En ese entonces, también, sacó provecho de talleres de periodismo y literatura (los de Jorge Fernández Díaz, los de Emilio Fernández Cordón), ganó premios por sus crónicas (ocho de ellas fueron reunidas en un volumen titulado, apropiadamente, Ocho premiadas) y, por supuesto, siguió ofreciendo grandes crónicas en Los Andes y publicando otros libros, como Textos de periodismo para no morir en el bostezo (2009), la novela Hasta que vuelva a tenerte (2001, conmovedor relato de un padre mendocino separado de su hija) o ese libro del que hablaba con un orgullo inocultable: Canelo, el perro que esperó a su dueño durante 12 años (2015).
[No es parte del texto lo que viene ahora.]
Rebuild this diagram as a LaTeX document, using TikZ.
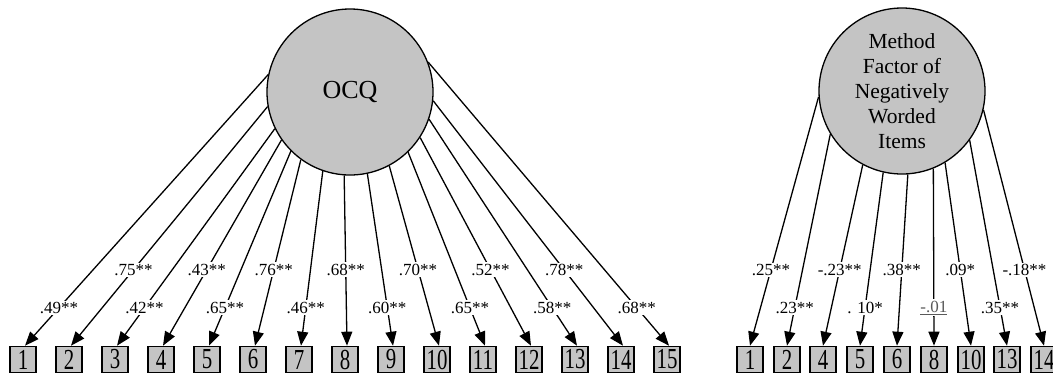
\documentclass[tikz,border=0pt]{standalone}
\usepackage{fontspec}
\setmainfont{Liberation Serif}
\usepackage{graphicx}
\usetikzlibrary{arrows.meta}
\definecolor{fillgray}{RGB}{196,196,196}
\begin{document}
\begin{tikzpicture}[x=1pt,y=-1pt,
  lat/.style={circle, draw, line width=1.3pt, fill=fillgray, minimum size=166pt, inner sep=0pt, align=center},
  obs/.style={draw, line width=1.6pt, fill=fillgray, minimum width=26pt, minimum height=26pt, inner sep=0pt, font=\fontsize{29}{29}\selectfont},
  load/.style={line width=1.3pt, -{Triangle[length=14pt,width=11pt]}},
  lbl/.style={fill=white, inner sep=1.5pt, font=\fontsize{17}{17}\selectfont}]
\useasboundingbox (0,0) rectangle (1053,376);
% latent factors
\node[lat, font=\fontsize{26}{26}\selectfont] (ocq) at (350,92) {OCQ};
\node[lat, font=\fontsize{21.5}{25}\selectfont] (mf) at (902,91) {Method\\Factor of\\Negatively\\Worded\\Items};
% observed items, left model
\foreach \i in {1,...,15}
  \node[obs] (L\i) at ({23+46*(\i-1)},359.5) {\scalebox{0.72}[1]{\i}};
% observed items, right model
\foreach \n/\x in {1/750,2/787,4/823,5/860,6/897,8/934,10/971,13/1007,14/1044}
  \node[obs] (R\n) at (\x,359.5) {\scalebox{0.72}[1]{\n}};
% loadings, left model
\foreach \i/\a/\yl in {1/168/308,2/190/270,3/206/308,4/215/270,5/225/308,6/234/270,7/251/308,8/266/270,9/282/308,10/298/270,11/314/308,12/327/270,13/341/308,14/354/270,15/21/308}{
  \pgfmathsetmacro\sy{92-84*sin(\a)}
  \pgfmathsetmacro\ps{(\yl-\sy)/(346-\sy)}
  \draw[load] (ocq.\a) -- ([xshift=2pt]L\i.north) coordinate[pos=\ps] (la\i);
}
\foreach \i/\lab in {1/.49**,2/.75**,3/.42**,4/.43**,5/.65**,6/.76**,7/.46**,8/.68**,9/.60**,10/.70**,11/.65**,12/.52**,13/.58**,14/.78**,15/.68**}
  \node[lbl] at (la\i) {\lab};
% loadings, right model
\foreach \n/\a/\yl in {1/184/270,2/211/308,4/242/270,5/257/308,6/274/270,8/292/308,10/301/270,13/324/308,14/347/270}{
  \pgfmathsetmacro\sy{91-84*sin(\a)}
  \pgfmathsetmacro\ps{(\yl-\sy)/(346-\sy)}
  \draw[load] (mf.\a) -- (R\n.north) coordinate[pos=\ps] (ra\n);
}
\foreach \n/\lab in {1/.25**,2/.23**,4/-.23**,5/. 10*,6/.38**,8/{\textcolor{black!65}{\underline{-.01}}},10/.09*,13/.35**,14/-.18**}
  \node[lbl] at (ra\n) {\lab};
\end{tikzpicture}
\end{document}
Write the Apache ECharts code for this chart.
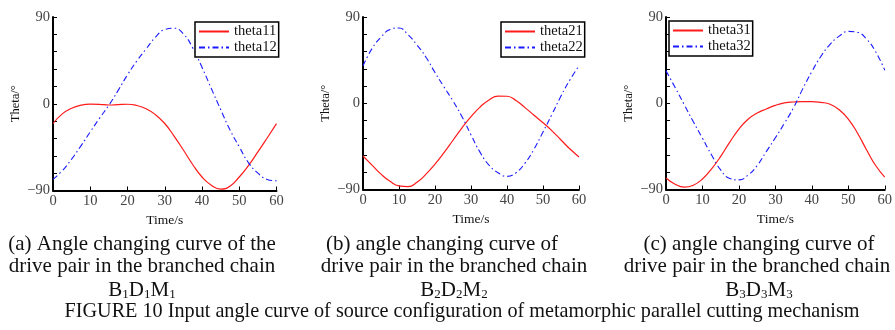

Con la historia de ese animal, similar a la de la película Siempre a tu lado, viajó a España, donde también fue editado.
Los cambios y la crisis de los medios actuales, con ese vendaval digital que aún plantea desafíos a lectores y periodistas, no cambió, en esencia, su manera de entender las cosas. Sí le llevó a escribir sobre otros temas, no sólo policiales, y se permitió entrevistas y crónicas de espectáculos y hasta de alguna fiesta vendimial. Pero, siempre, con las historias como horizonte.
Hubo, además, un libro final, que fue acunando durante mucho tiempo, hasta que consiguió darle forma: El boxeador que sonreía demasiado (2020), sobre la figura de Andrés Lavorante, a quien anteriormente le había dedicado una gran crónica.
Fue esa su despedida de las letras y, podría decirse, su legado. Una muestra de su modo de ver las cosas: el rescate de una figura olvidada, la elaboración de su historia como si se tratara de una novela, los párrafos atrapantes, los finales conmovedores. Tal vez, dirá más de uno, un poco como su propia vida. Esa que ahora, por un maldito cáncer, duele despedir y que hoy cerró, también, con un punto tan final. Eso sí, demasiado pronto.